**Supplied material**
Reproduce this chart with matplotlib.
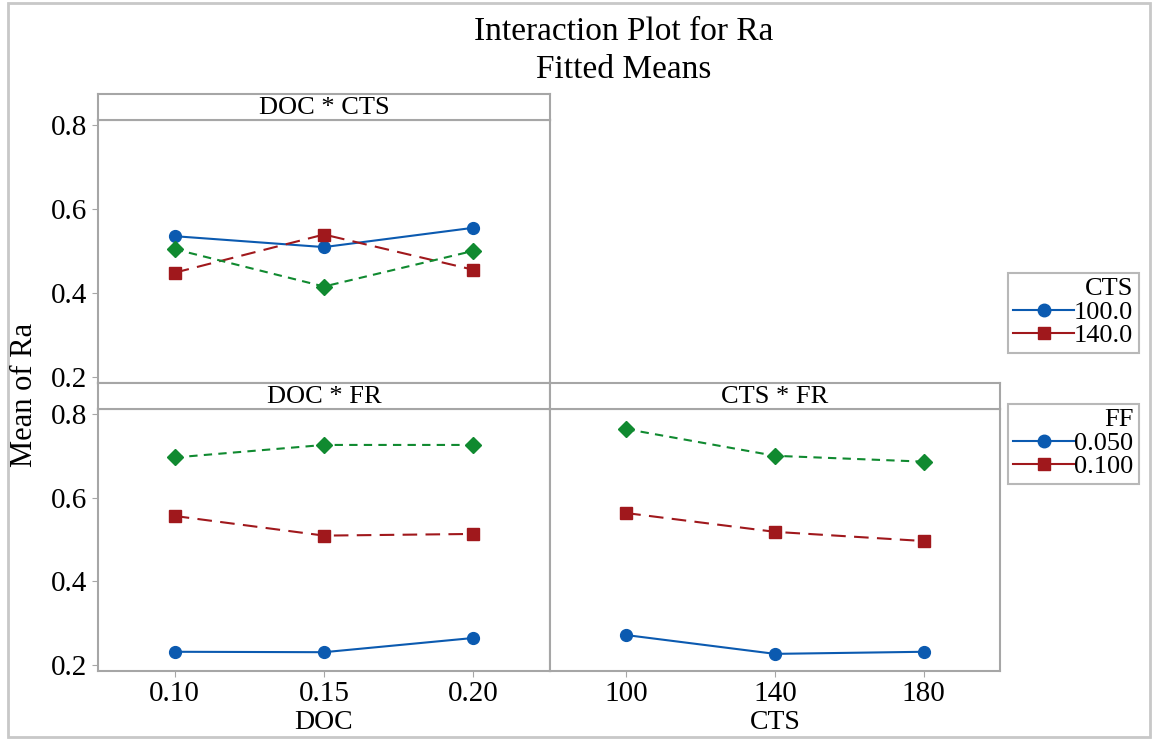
import matplotlib.pyplot as plt
from matplotlib.lines import Line2D
from matplotlib.patches import Rectangle

plt.rcParams['font.family'] = ['Liberation Serif', 'DejaVu Serif']

# data
doc = [0.10, 0.15, 0.20]
cts = [100, 140, 180]

doc_cts_100 = [0.535, 0.509, 0.555]
doc_cts_140 = [0.448, 0.539, 0.455]
doc_cts_180 = [0.504, 0.415, 0.500]

doc_fr_050 = [0.231, 0.230, 0.264]
doc_fr_100 = [0.556, 0.509, 0.513]
doc_fr_150 = [0.696, 0.726, 0.726]

cts_fr_050 = [0.271, 0.226, 0.231]
cts_fr_100 = [0.563, 0.518, 0.496]
cts_fr_150 = [0.764, 0.700, 0.686]

yticks = [0.2, 0.4, 0.6, 0.8]

W, H = 1154, 740
fig = plt.figure(figsize=(W / 100, H / 100), dpi=100)

grey = '#A6A6A6'
blue = '#0B5AB0'
red = '#A0181C'
green = '#108A30'
styles = [dict(color=blue, marker='o', ls='-'),
          dict(color=red, marker='s', ls=(0, (7, 4))),
          dict(color=green, marker='D', ls=(0, (4, 3)))]


def box(x0, y0, x1, y1):
    return [x0 / W, 1 - y1 / H, (x1 - x0) / W, (y1 - y0) / H]


def panel(x0, x1, y_strip, y0, y1, title):
    ax = fig.add_axes(box(x0, y0, x1, y1))
    for s in ax.spines.values():
        s.set_color(grey)
        s.set_linewidth(1.5)
    ax.tick_params(colors=grey, labelcolor='black', labelsize=21, length=4)
    st = fig.add_axes(box(x0, y_strip, x1, y0))
    st.set_xticks([])
    st.set_yticks([])
    for s in st.spines.values():
        s.set_color(grey)
        s.set_linewidth(1.5)
    st.text(0.5, 0.45, title, ha='center', va='center', fontsize=19,
            transform=st.transAxes)
    return ax


ax1 = panel(98, 550, 94, 120, 383, 'DOC * CTS')
ax2 = panel(98, 550, 383, 409, 671, 'DOC * FR')
ax3 = panel(550, 1000, 383, 409, 671, 'CTS * FR')

for ax, xs, series in [(ax1, doc, [doc_cts_100, doc_cts_140, doc_cts_180]),
                       (ax2, doc, [doc_fr_050, doc_fr_100, doc_fr_150]),
                       (ax3, cts, [cts_fr_050, cts_fr_100, cts_fr_150])]:
    for vals, st in zip(series, styles):
        ax.plot(xs, vals, lw=1.5, ms=8.5, **st)
    ax.set_ylim(0.185, 0.812)
    ax.set_yticks(yticks)
    ax.set_yticklabels([f'{v:.1f}' for v in yticks])

for ax in (ax1, ax2):
    ax.set_xlim(0.0743, 0.2257)
    ax.set_xticks(doc)
    ax.set_xticklabels([f'{v:.2f}' for v in doc])
ax3.set_xlim(79.5, 200.5)
ax3.set_xticks(cts)
ax3.set_xticklabels([str(v) for v in cts])

ax1.tick_params(axis='x', bottom=False, labelbottom=False)
ax3.tick_params(axis='y', left=False, labelleft=False)

ax2.set_xlabel('DOC', fontsize=20, labelpad=2)
ax3.set_xlabel('CTS', fontsize=20, labelpad=2)
fig.text(25 / W, 1 - 395 / H, 'Mean of Ra', rotation=90, fontsize=22,
         ha='center', va='center')

fig.text(624 / W, 1 - 32 / H, 'Interaction Plot for Ra', fontsize=24,
         ha='center', va='center')
fig.text(624 / W, 1 - 70 / H, 'Fitted Means', fontsize=24,
         ha='center', va='center')

h_blue = Line2D([], [], color=blue, marker='o', ms=9, lw=1.5)
h_red = Line2D([], [], color=red, marker='s', ms=9, lw=1.5)

for top, title, labels in [(273, 'CTS', ['100.0', '140.0']),
                           (404, 'FF', ['0.050', '0.100'])]:
    leg = fig.legend([h_blue, h_red], labels, title=title,
                     loc='upper left', bbox_to_anchor=(1008 / W, 1 - top / H),
                     fontsize=19, title_fontsize=19, frameon=True,
                     fancybox=False, edgecolor=grey, handlelength=2.3,
                     handletextpad=0.0, borderpad=0.2, labelspacing=0.0,
                     borderaxespad=0, alignment='right')
    leg.get_frame().set_linewidth(1.5)

fig.patches.append(Rectangle((8 / W, 3 / H), 1142 / W, 734 / H,
                             transform=fig.transFigure, fill=False,
                             edgecolor='#C8C8C8', lw=2))

fig.savefig('out.png', dpi=100)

**The task**
Restate, line by line and word for word, everything from the top of the material through the line that contains "doc_fr_150 = [0.696, 0.726, 0.726]". Leave pictures out.

**Answer below**
Reproduce this chart with matplotlib.
import matplotlib.pyplot as plt
from matplotlib.lines import Line2D
from matplotlib.patches import Rectangle

plt.rcParams['font.family'] = ['Liberation Serif', 'DejaVu Serif']

# data
doc = [0.10, 0.15, 0.20]
cts = [100, 140, 180]

doc_cts_100 = [0.535, 0.509, 0.555]
doc_cts_140 = [0.448, 0.539, 0.455]
doc_cts_180 = [0.504, 0.415, 0.500]

doc_fr_050 = [0.231, 0.230, 0.264]
doc_fr_100 = [0.556, 0.509, 0.513]
doc_fr_150 = [0.696, 0.726, 0.726]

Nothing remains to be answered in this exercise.